What to do in the event of an accident
We all hope never to be involved in an accident. But whether commuting to work, running the kids to school or popping to the shops, accidents can happen. If you are involved in a collision, it is likely to come both as a surprise and a shock. It is therefore important to know what you should (and shouldn’t) do.
Stop your car
Turn the engine off and switch your hazard warning lights on. If it is a minor impact and it is safe to do so, consider whether it makes sense to move your car to the side or off the road.
You should aim to move everyone off the carriageway to safety where possible and if they are able.
If you can, get over to the hard shoulder and exit the car (ideally on the side away from the traffic).
On smart motorways - where all lanes are live and there is no hard shoulder - there are refuge lay-bys every 1.5 miles.

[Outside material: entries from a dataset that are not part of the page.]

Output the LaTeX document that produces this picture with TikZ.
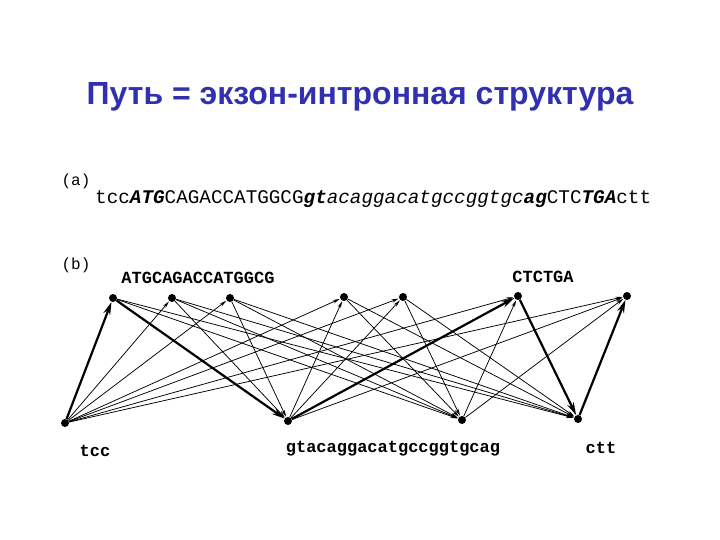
\documentclass[tikz,border=0pt]{standalone}
\usepackage{fontspec}
\setmainfont{Liberation Sans}
\setmonofont{Liberation Mono}
\usetikzlibrary{positioning,arrows.meta}

\definecolor{titleblue}{RGB}{48,48,176}

\tikzset{
  vtx/.style={circle, fill=black, inner sep=0pt, minimum size=8pt},
  thin arc/.style={line width=0.75pt, -{Stealth[length=7pt,width=3.5pt]}, shorten >=0.5pt},
  thick arc/.style={line width=2.2pt, -{Stealth[length=13pt,width=7pt]}},
  seqlabel/.style={font=\fontsize{17}{17}\selectfont\ttfamily\bfseries}
}

\begin{document}
\begin{tikzpicture}[x=1pt,y=-1pt]

\useasboundingbox (0,0) rectangle (720,540);

\node (title) at (360,97) {\fontsize{32}{32}\selectfont\bfseries\color{titleblue}Путь = экзон-интронная структура};

\node (a) at (76,181) {\fontsize{16}{16}\selectfont\ttfamily (a)};
\node[anchor=west, inner sep=0pt] (seq) at (95,199) {\fontsize{19.3}{19.3}\selectfont\ttfamily tcc\textbf{\textit{ATG}}CAGACCATGGCG\textbf{\textit{gt}}\textit{acaggacatgccggtgc}\textbf{\textit{ag}}CTC\textbf{\textit{TGA}}ctt};
\node (b) at (76,265) {\fontsize{16}{16}\selectfont\ttfamily (b)};

% exon vertices (top row)
\node[vtx] (t1) at (113,298) {};
\node[vtx] (t2) at (172,298) {};
\node[vtx] (t3) at (230,298) {};
\node[vtx] (t4) at (344,297) {};
\node[vtx] (t5) at (403,297) {};
\node[vtx] (t6) at (518,296) {};
\node[vtx] (t7) at (627,296) {};

% intron vertices (bottom row)
\node[vtx] (b1) at (65,423) {};
\node[vtx] (b2) at (288,421) {};
\node[vtx] (b3) at (462,420) {};
\node[vtx] (b4) at (578,419) {};

\node[seqlabel] (l1) at (198,278) {ATGCAGACCATGGCG};
\node[seqlabel] (l2) at (543,277) {CTCTGA};
\node[seqlabel] (l3) at (95,451) {tcc};
\node[seqlabel] (l4) at (393,449) {gtacaggacatgccggtgcag};
\node[seqlabel] (l5) at (601,448) {ctt};

% Draw thin arcs
\draw[thin arc] (b1) -- (t2);
\draw[thin arc] (b1) -- (t3);
\draw[thin arc] (b1) -- (t4);
\draw[thin arc] (b1) -- (t5);
\draw[thin arc] (b1) -- (t6);
\draw[thin arc] (b1) -- (t7);

\draw[thin arc] (t1) -- (b3);
\draw[thin arc] (t1) -- (b4);
\draw[thin arc] (t2) -- (b2);
\draw[thin arc] (t2) -- (b3);
\draw[thin arc] (t2) -- (b4);
\draw[thin arc] (t3) -- (b2);
\draw[thin arc] (t3) -- (b3);
\draw[thin arc] (t3) -- (b4);
\draw[thin arc] (t4) -- (b3);
\draw[thin arc] (t4) -- (b4);
\draw[thin arc] (t5) -- (b3);
\draw[thin arc] (t5) -- (b4);

\draw[thin arc] (b2) -- (t4);
\draw[thin arc] (b2) -- (t5);
\draw[thin arc] (b2) -- (t7);
\draw[thin arc] (b3) -- (t6);
\draw[thin arc] (b3) -- (t7);

% Draw the path (thick arcs)
\draw[thick arc] (b1) -- (t1);
\draw[thick arc] (t1) -- (b2);
\draw[thick arc] (b2) -- (t6);
\draw[thick arc] (t6) -- (b4);
\draw[thick arc] (b4) -- (t7);

\end{tikzpicture}
\end{document}
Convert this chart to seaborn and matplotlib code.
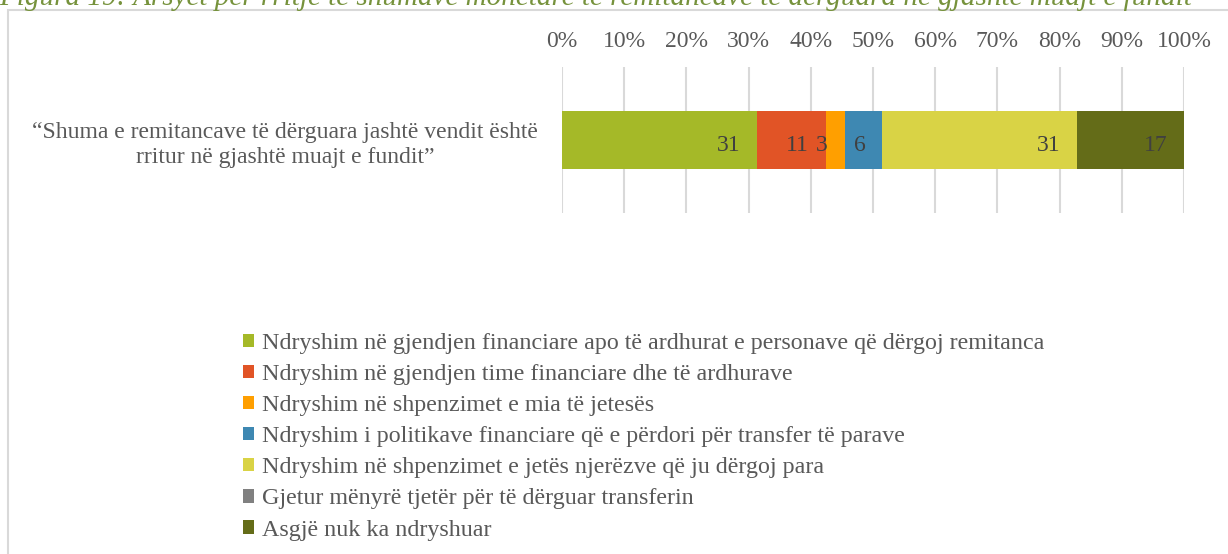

However, if you have been involved in a crash, especially one at high speed, your vehicle may not be drivable to get to the next one. If your vehicle is in the left lane, you may be able to get yourself out of the passenger side and over the barrier. Ensure you leave your hazard warning lights on before you climb out. Phone for help when you have reached safety.

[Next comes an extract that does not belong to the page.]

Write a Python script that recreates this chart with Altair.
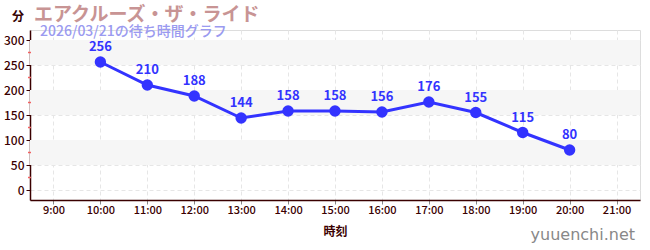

If your vehicle is disabled in a live traffic lane on any motorway or fast road and you are unable to get to safety, you must stay in the vehicle with your hazard lights on and seatbelt fastened. Call the police (999) straight away to ensure you receive urgent assistance.

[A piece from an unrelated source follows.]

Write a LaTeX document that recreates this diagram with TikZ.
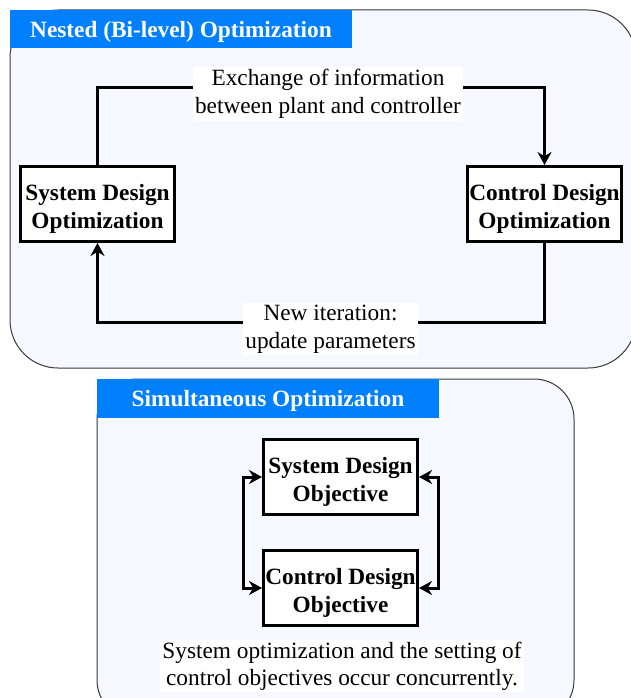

When should I call the emergency services?
You should call for an ambulance if anyone is injured.
You should call the police if:
- any vehicles are blocking the road
- another other driver has left the scene without providing details (or you are not sure the details provided are correct)
- you suspect another driver has been drinking or taking drugs
- you believe another driver may have caused the accident deliberately
The police might recover a vehicle if it is unroadworthy and in an unsafe place; otherwise you should call for a recovery service (such as the AA or RAC) if the car isn’t safe to drive. If the car is leased, the leasing company should be your first point of contact.
Take people's details
- Share your name and address with the other drivers involved
- Request the names and addresses of other drivers
- Swap insurance details (company and policy number) with the other drivers
- Note all the people in the vehicles involved and seek contact details for any other witnesses
- Note any injuries to anyone involved
Take scene details
- Note the date and time the accident happened
- Make a note of the weather and the state of the road (wet, dry, icy, etc.)
- Make a note of all the other vehicles involved (make, model, colour, registration numbers)
- Make a note of damage sustained to the other vehicles (note the exact panels and which side)
- If safe to do so, take photographs of the vehicles and road layout on your smartphone. (This will also provide a date and time stamp on the pictures.)
What you shouldn’t do
Never admit liability at the scene. An accident is rarely just that: someone is usually at fault, certainly in the eyes of insurance companies. Admitting it was your fault can affect how the claim is dealt with.
If you had an accident where you were the only person involved (such as hitting private property or a parked vehicle) you must not leave the scene without contacting the owner or leaving a prominent note with your details. Failure to do so is a criminal offence.
Dealing with the paper work
You should contact your insurance company and/or leasing company as soon as possible and provide the information you gathered at the scene. These will include the other drivers’ details and any witness information. You will be sent paperwork to allow you to include all the information about the accident, including a sketch to help explain how it happened. Include any photographs to help clarify.
If the car isn’t leased, you can choose not to use your insurance company and pay for the repairs yourself. You may opt to do this if the cost to fix the damage is less than your excess or if you don’t have a protected no-claims discount. If someone else is involved, their insurance company might contact yours anyway.